Museum of Natural History embraces Planet of the Apes architectural nightmare

When I was a kid, I would go to the Museum of Natural History in New York City all the time.  They had beautiful, artistic dioramas that featured not only animals from around the world, but giant, wrap-around landscape paintings of faraway places that were simply amazing.  And of course there were the giant dinosaur skeletons.

The museum itself is a collection of old, interconnected buildings.  Well, the museum got $325 million dollars together, and they plan to take down three of their buildings and replace them with an architectural monstrosity.  They plan to pour tons of concrete to make it look like a set from the original Planet of the Apes movie.

The outside will look like a spaceship, totally incongruous with the buildings around it.

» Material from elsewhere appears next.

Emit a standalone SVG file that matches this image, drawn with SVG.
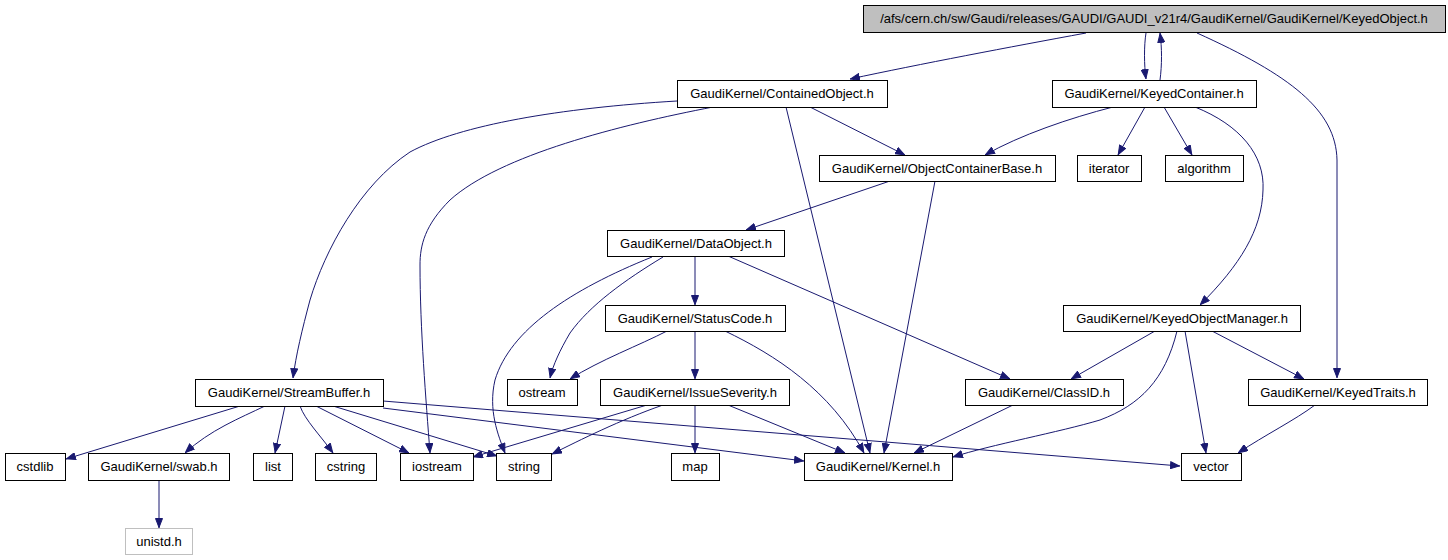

The idea behind this is to give more room to show the museum's many exhibits.  But by constructing  a space with big, soaring ceilings, the museum is trading away several floors' worth of space that could show more exhibits.  I think most museum goers would give up a fancy Planet of  the Apes lobby with high ceilings in favor of space for several hundred more exhibits.

The museum did the same thing when they tore down the old Hayden Planetarium and replaced it with the "Rose Center for Earth and Space," a giant cube in a giant glass box.  Most of that area is now an empty space, trading practical exhibit space for "architectural wonder."  That giant space houses only a small number of unimpressive exhibits on the bottom level.

I blame liberalism for this.  Liberals are responsible for perverting not just economics and cultural norms, but also the arts, including architecture.  Every time liberals design something like a train station or a terminal, they design a huge structure like a modern-day pharaoh's palace instead of what's most practical.  It reminds me of the recent story of the government spending $4 billion on La Guardia airport but doing nothing about flight delays.  There's a total lack of a sense of priorities.

In this case, much of the money is privately raised, but not all of it.  The museum whines about getting 100,000 new objects added to its collection a year, but this $325-million Planet of the Apes fantasy won't even make a dent in it.